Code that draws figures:
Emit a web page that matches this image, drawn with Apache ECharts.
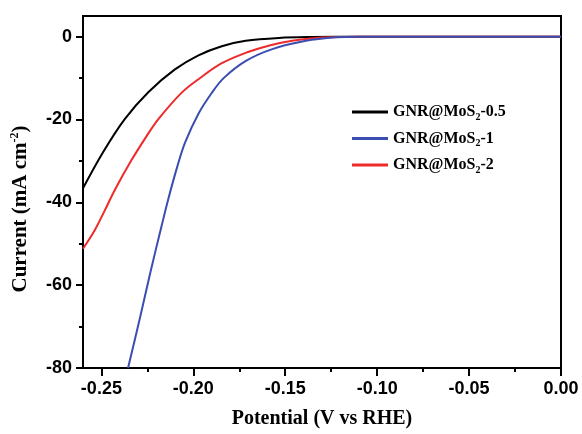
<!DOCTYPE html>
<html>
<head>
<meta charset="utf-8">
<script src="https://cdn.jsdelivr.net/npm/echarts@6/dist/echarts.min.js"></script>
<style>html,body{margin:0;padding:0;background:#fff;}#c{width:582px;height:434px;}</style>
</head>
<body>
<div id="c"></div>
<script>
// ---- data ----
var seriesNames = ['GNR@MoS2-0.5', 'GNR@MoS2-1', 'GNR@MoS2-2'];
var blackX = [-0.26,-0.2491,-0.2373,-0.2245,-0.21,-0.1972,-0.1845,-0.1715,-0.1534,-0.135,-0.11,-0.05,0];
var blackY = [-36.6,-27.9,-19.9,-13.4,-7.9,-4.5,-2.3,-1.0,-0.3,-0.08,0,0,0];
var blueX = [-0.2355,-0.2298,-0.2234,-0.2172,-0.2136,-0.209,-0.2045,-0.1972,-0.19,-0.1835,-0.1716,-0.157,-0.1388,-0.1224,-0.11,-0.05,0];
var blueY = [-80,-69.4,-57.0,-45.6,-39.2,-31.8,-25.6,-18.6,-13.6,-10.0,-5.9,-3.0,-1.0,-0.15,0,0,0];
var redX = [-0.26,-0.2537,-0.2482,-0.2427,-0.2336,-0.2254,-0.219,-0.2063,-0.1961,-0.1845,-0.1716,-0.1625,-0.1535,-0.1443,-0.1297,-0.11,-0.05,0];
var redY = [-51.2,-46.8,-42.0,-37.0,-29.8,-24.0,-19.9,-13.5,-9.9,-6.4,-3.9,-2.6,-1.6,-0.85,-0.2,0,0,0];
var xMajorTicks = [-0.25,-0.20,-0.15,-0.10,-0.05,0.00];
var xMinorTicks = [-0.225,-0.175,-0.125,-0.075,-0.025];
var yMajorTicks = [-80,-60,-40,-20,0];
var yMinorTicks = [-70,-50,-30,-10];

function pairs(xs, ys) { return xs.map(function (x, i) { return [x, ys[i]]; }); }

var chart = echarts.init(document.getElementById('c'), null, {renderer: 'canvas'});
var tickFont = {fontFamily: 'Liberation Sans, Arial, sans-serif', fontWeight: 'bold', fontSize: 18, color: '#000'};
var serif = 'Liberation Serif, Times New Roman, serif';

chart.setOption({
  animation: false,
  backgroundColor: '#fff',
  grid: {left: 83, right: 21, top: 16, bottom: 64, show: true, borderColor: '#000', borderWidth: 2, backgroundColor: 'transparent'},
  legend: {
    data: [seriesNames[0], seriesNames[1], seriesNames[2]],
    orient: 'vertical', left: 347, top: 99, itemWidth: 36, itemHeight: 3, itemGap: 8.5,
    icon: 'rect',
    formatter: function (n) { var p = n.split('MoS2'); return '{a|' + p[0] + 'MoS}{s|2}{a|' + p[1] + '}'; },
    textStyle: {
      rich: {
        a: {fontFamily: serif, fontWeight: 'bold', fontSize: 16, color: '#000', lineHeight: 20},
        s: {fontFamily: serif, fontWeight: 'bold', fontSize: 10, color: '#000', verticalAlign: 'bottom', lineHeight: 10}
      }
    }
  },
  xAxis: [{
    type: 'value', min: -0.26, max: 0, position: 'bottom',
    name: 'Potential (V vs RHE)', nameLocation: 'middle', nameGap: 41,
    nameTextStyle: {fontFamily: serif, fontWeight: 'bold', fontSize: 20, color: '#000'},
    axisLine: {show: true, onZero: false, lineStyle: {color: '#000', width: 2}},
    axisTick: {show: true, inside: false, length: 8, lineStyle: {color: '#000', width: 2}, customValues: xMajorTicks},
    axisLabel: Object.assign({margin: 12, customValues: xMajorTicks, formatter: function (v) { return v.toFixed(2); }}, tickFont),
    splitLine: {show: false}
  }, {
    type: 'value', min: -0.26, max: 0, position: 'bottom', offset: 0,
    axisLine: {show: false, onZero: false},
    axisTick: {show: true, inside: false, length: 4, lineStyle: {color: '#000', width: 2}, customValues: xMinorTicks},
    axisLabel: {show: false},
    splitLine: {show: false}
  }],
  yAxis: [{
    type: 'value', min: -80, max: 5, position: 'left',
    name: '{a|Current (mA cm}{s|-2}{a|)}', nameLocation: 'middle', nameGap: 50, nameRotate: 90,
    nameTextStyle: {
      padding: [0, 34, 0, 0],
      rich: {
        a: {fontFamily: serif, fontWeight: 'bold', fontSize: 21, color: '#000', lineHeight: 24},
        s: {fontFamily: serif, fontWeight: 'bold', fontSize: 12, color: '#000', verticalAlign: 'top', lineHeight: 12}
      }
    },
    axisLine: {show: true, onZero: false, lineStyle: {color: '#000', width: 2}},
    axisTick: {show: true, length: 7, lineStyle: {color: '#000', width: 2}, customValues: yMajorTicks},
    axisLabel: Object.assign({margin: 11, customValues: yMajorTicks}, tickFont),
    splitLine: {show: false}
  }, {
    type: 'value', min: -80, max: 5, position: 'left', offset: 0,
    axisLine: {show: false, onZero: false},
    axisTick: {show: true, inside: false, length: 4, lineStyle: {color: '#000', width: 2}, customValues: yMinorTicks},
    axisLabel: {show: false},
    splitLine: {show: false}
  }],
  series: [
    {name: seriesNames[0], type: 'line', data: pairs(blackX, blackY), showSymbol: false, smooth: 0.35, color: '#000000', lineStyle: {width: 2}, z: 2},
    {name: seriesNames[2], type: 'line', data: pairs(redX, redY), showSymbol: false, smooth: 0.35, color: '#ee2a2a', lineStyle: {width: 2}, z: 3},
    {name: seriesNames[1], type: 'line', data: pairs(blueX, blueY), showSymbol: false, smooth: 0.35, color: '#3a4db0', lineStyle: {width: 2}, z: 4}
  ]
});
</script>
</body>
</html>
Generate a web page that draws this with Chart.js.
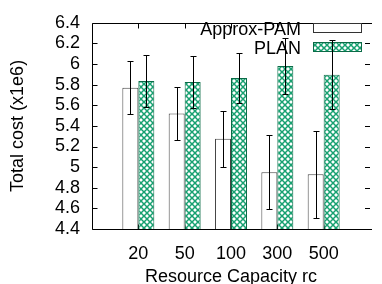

What the task requires:
Look at the listing and set down only the lines from its start through the line with "var serif = 'Liberation", word for word and without pictures.

The response:
Emit a web page that matches this image, drawn with Apache ECharts.
<!DOCTYPE html>
<html>
<head>
<meta charset="utf-8">
<script src="https://cdn.jsdelivr.net/npm/echarts@6/dist/echarts.min.js"></script>
<style>html,body{margin:0;padding:0;background:#fff;}#c{width:582px;height:434px;}</style>
</head>
<body>
<div id="c"></div>
<script>
// ---- data ----
var seriesNames = ['GNR@MoS2-0.5', 'GNR@MoS2-1', 'GNR@MoS2-2'];
var blackX = [-0.26,-0.2491,-0.2373,-0.2245,-0.21,-0.1972,-0.1845,-0.1715,-0.1534,-0.135,-0.11,-0.05,0];
var blackY = [-36.6,-27.9,-19.9,-13.4,-7.9,-4.5,-2.3,-1.0,-0.3,-0.08,0,0,0];
var blueX = [-0.2355,-0.2298,-0.2234,-0.2172,-0.2136,-0.209,-0.2045,-0.1972,-0.19,-0.1835,-0.1716,-0.157,-0.1388,-0.1224,-0.11,-0.05,0];
var blueY = [-80,-69.4,-57.0,-45.6,-39.2,-31.8,-25.6,-18.6,-13.6,-10.0,-5.9,-3.0,-1.0,-0.15,0,0,0];
var redX = [-0.26,-0.2537,-0.2482,-0.2427,-0.2336,-0.2254,-0.219,-0.2063,-0.1961,-0.1845,-0.1716,-0.1625,-0.1535,-0.1443,-0.1297,-0.11,-0.05,0];
var redY = [-51.2,-46.8,-42.0,-37.0,-29.8,-24.0,-19.9,-13.5,-9.9,-6.4,-3.9,-2.6,-1.6,-0.85,-0.2,0,0,0];
var xMajorTicks = [-0.25,-0.20,-0.15,-0.10,-0.05,0.00];
var xMinorTicks = [-0.225,-0.175,-0.125,-0.075,-0.025];
var yMajorTicks = [-80,-60,-40,-20,0];
var yMinorTicks = [-70,-50,-30,-10];

function pairs(xs, ys) { return xs.map(function (x, i) { return [x, ys[i]]; }); }

var chart = echarts.init(document.getElementById('c'), null, {renderer: 'canvas'});
var tickFont = {fontFamily: 'Liberation Sans, Arial, sans-serif', fontWeight: 'bold', fontSize: 18, color: '#000'};
var serif = 'Liberation Serif, Times New Roman, serif';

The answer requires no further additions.